Semaglutides—weight loss and diabetes injectables like Wegovy, Ozempic, and Rybelsus—significantly improved blood sugar control and weight in adults with type 2 diabetes over a three-year period, according to new data released Monday at a major endocrine conference.
Results of the study—funded by Ozempic manufacturer Novo Nordisk—were presented by the Israeli researchers at the annual meeting of the European Association for the Study of Diabetes in Hamburg, Germany.
Scientists retrospectively analyzed the data of more than 23,000 diabetic patients who used semaglutide. Six months after starting treatment, patients’ HbA1c levels—from a blood test that measures a person’s average glucose level over the previous 8-12 weeks—improved, falling an average of 0.77%. Body weight dropped by an average of 10 pounds.

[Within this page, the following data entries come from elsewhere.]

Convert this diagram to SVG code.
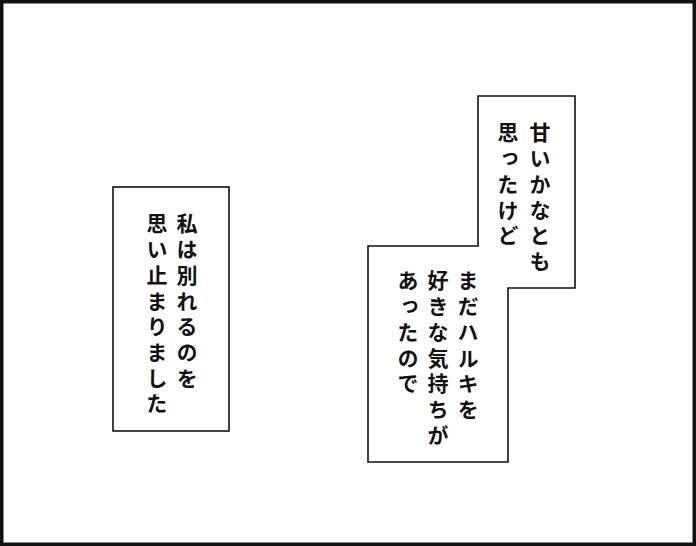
<svg xmlns="http://www.w3.org/2000/svg" width="696" height="546" viewBox="0 0 696 546">
<style>
.box{fill:#fff;stroke:#111;stroke-width:1.6}
.t{font-family:"Noto Sans CJK JP","Noto Sans CJK SC",sans-serif;font-weight:bold;font-size:21px;letter-spacing:4.7px;writing-mode:vertical-rl;fill:#111}
</style>
<rect x="0" y="0" width="696" height="546" fill="#fff"/>
<rect x="1.75" y="1.75" width="692.5" height="542.5" fill="none" stroke="#111" stroke-width="3.5"/>
<g id="caption-left">
<rect class="box" x="113" y="187" width="116" height="244"/>
<text class="t" x="187" y="213">私は別れるのを</text>
<text class="t" x="157" y="213">思い止まりました</text>
</g>
<g id="caption-right">
<polygon class="box" points="478,96 575,96 575,288 508,288 508,462 368,462 368,246 478,246"/>
<text class="t" x="540" y="122">甘いかなとも</text>
<text class="t" x="508" y="122">思ったけど</text>
<text class="t" x="468" y="270">まだハルキを</text>
<text class="t" x="438" y="270">好きな気持ちが</text>
<text class="t" x="408" y="270">あったので</text>
</g>
<g id="connectors"/>
</svg>
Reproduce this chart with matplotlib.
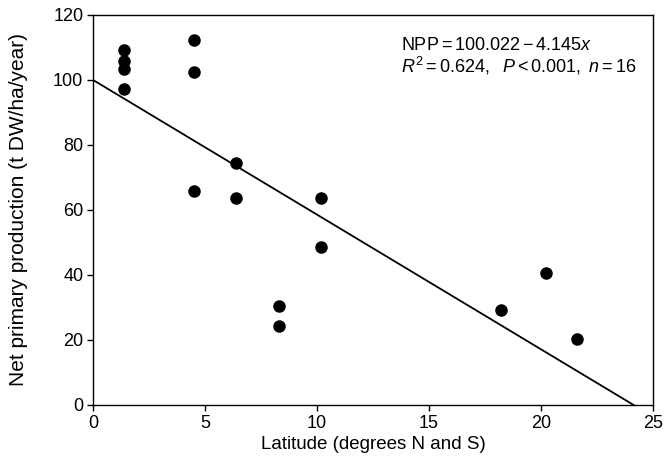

Results were maintained over three years, among patients who took the drug that long, according to researchers, with weight down around 13 pounds throughout. HbA1c results remained down an average of 0.76% at the two-year mark and 0.43% at the three-year mark. A one-percentage-point reduction in HbA1c typically equates to a 40% reduction in the risk of diabetic complications like vision loss, heart disease, stroke, kidney failure, amputation, and premature death.
The study represents the first long-term, large-scale, real-world trial of the blockbuster drug, researchers say. And its findings support the weekly use of the drug by type 2 diabetics, lead researcher Dr. Avraham Karasik, of the Maccabi Institute for Research and Innovation at Tel Aviv University in Israel, said in a news release about the study.
Results align with those of clinical trials of the drug, Karasik added—and they come as no surprise, according to experts Fortune spoke with.
While the findings were as expected, “large-scale, observational data to back up data from randomized clinical trials are helpful,” Dr. Utpal Pajvani, associate professor of medicine in the division of endocrinology at Columbia University in New York City, New York, tells Fortune.
Dr. Deborah B. Horn, an obesity medicine expert at UTHealth Houston in Texas, tells Fortune that “it is always reassuring to see results from a controlled environment like a clinical trial reproduced in the real world,” and added that the HbA1c and weight changes mirror what she sees in patients.
The take-home messages from the study, according to Horn: “If you take your medication consistently, you do better.”
A ‘wonder drug’ with both risks and benefits
Semaglutides, injected weekly, mimic a hormone produced in the intestines after meals called glucagon-like peptide-1 (GLP-1). It helps regulate appetite and food intake.
The U.S. Food and Drug Administration approved one of Novo Nordisk’s formulations, Wegovy, in 2021 for weight management in adults with obesity, type 2 diabetes, and/or high cholesterol. It’s intended to be used in conjunction with dieting and exercise. The FDA approved another Novo Nordisk formulation, Ozempic, as a treatment for Type 2 diabetes in 2017. And it approved the first oral semaglutide, Rybelsus, in 2019—also a Novo Nordisk product.
While semaglutides have been used to treat type 2 diabetics for six years and those with obesity for two, recent research has revealed that the so-called “wonder drug” may also help combat other diseases, like heart disease and heart failure.
But it’s not without risks. So far, the drug has generally only been studied in patients for a one-year period. But beyond that time, the risk of intestinal obstruction—a potentially fatal condition that requires surgery—continues to increase in type 2 diabetics, peaking around a year and a half, researchers from China wrote in a letter to the editor published this spring in medical journal Acta Pharmaceutical Sinica B.
The U.S. Food and Drug Administration late last month updated its warning label for Ozempic, saying that the drug may lead to ileus, a condition in which the intestines don’t work correctly. Wegovy’s packaging information also acknowledges the risk.